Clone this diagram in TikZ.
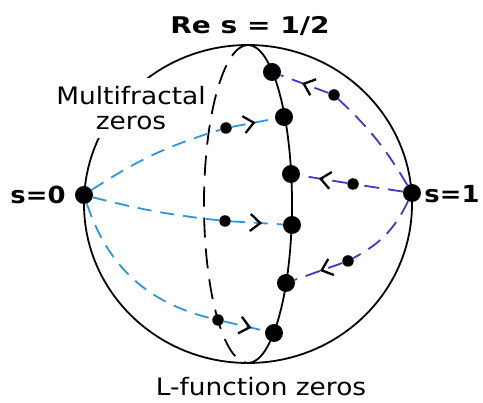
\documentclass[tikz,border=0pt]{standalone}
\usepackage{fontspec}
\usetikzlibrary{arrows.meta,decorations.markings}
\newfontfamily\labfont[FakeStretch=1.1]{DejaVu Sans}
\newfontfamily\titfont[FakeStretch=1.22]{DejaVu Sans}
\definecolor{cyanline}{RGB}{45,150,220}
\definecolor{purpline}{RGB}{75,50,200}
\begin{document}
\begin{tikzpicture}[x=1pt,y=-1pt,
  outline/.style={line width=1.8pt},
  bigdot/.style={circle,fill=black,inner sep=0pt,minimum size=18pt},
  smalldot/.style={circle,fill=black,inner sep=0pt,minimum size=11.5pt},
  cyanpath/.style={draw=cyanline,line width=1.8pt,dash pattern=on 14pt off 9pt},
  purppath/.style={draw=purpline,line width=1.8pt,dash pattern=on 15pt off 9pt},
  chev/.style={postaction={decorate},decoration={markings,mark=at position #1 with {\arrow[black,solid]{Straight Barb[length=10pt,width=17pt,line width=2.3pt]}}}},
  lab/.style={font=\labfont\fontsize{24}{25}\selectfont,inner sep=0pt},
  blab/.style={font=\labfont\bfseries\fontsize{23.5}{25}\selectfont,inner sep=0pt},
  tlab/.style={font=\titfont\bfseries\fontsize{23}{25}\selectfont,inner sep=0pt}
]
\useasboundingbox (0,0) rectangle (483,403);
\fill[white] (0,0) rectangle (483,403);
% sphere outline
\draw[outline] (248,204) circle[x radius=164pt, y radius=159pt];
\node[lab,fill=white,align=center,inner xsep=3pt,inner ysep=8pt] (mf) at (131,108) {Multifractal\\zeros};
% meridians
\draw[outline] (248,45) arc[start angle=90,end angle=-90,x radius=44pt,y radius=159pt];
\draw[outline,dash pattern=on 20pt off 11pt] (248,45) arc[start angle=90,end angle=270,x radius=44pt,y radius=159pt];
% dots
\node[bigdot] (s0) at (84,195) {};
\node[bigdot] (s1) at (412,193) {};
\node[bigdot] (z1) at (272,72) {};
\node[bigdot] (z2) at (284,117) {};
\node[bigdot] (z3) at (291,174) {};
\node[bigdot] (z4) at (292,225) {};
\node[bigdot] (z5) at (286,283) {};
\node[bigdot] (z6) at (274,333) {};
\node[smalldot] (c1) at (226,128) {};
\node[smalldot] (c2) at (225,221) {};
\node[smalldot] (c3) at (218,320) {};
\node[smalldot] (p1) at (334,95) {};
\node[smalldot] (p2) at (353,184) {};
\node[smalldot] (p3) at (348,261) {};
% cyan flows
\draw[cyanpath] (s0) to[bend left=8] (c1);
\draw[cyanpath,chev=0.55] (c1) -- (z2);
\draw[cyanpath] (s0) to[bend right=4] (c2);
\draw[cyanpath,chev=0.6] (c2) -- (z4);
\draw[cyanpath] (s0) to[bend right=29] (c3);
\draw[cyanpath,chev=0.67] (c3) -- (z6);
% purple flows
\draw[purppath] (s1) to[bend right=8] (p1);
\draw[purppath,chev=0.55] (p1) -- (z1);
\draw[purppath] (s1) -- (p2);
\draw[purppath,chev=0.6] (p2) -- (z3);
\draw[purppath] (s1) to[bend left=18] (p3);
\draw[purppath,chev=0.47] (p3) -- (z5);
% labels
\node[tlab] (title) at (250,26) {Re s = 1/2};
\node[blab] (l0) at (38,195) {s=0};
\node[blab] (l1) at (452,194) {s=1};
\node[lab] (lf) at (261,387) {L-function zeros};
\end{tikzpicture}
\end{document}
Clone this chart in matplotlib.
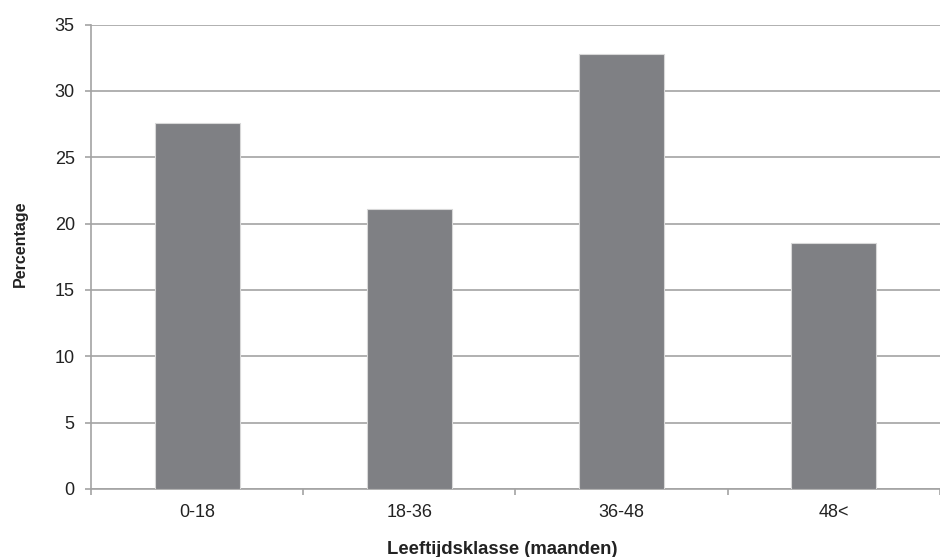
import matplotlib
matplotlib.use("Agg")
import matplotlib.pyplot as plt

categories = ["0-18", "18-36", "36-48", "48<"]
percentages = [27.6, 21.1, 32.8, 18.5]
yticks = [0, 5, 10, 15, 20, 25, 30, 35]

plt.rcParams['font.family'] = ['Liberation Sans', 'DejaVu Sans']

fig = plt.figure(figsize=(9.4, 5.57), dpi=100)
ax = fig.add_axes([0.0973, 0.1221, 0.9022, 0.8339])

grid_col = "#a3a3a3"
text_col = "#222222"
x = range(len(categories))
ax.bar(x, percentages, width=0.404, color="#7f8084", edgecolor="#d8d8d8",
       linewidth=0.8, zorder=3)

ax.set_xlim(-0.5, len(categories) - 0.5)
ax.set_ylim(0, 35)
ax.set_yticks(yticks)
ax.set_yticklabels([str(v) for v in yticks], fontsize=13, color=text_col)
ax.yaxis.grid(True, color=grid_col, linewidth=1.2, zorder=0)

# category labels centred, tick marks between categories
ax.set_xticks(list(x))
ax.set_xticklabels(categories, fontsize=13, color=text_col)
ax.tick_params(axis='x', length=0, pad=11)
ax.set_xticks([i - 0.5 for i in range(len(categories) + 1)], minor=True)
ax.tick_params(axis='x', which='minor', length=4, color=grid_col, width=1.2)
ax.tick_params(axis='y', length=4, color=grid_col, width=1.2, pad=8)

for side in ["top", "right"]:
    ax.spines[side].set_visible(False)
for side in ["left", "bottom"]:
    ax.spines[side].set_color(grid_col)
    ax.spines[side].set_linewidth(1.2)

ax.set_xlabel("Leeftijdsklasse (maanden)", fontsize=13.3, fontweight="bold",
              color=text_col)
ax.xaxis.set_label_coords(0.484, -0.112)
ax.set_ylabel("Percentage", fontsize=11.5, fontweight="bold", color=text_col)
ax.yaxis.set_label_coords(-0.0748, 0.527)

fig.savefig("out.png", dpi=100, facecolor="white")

☆ ☆ ☆ ☆ ☆

Your instructions: Show, from the material above, each line that includes the string "Clone".

Solution to this task:
Clone this diagram in TikZ.
Clone this chart in matplotlib.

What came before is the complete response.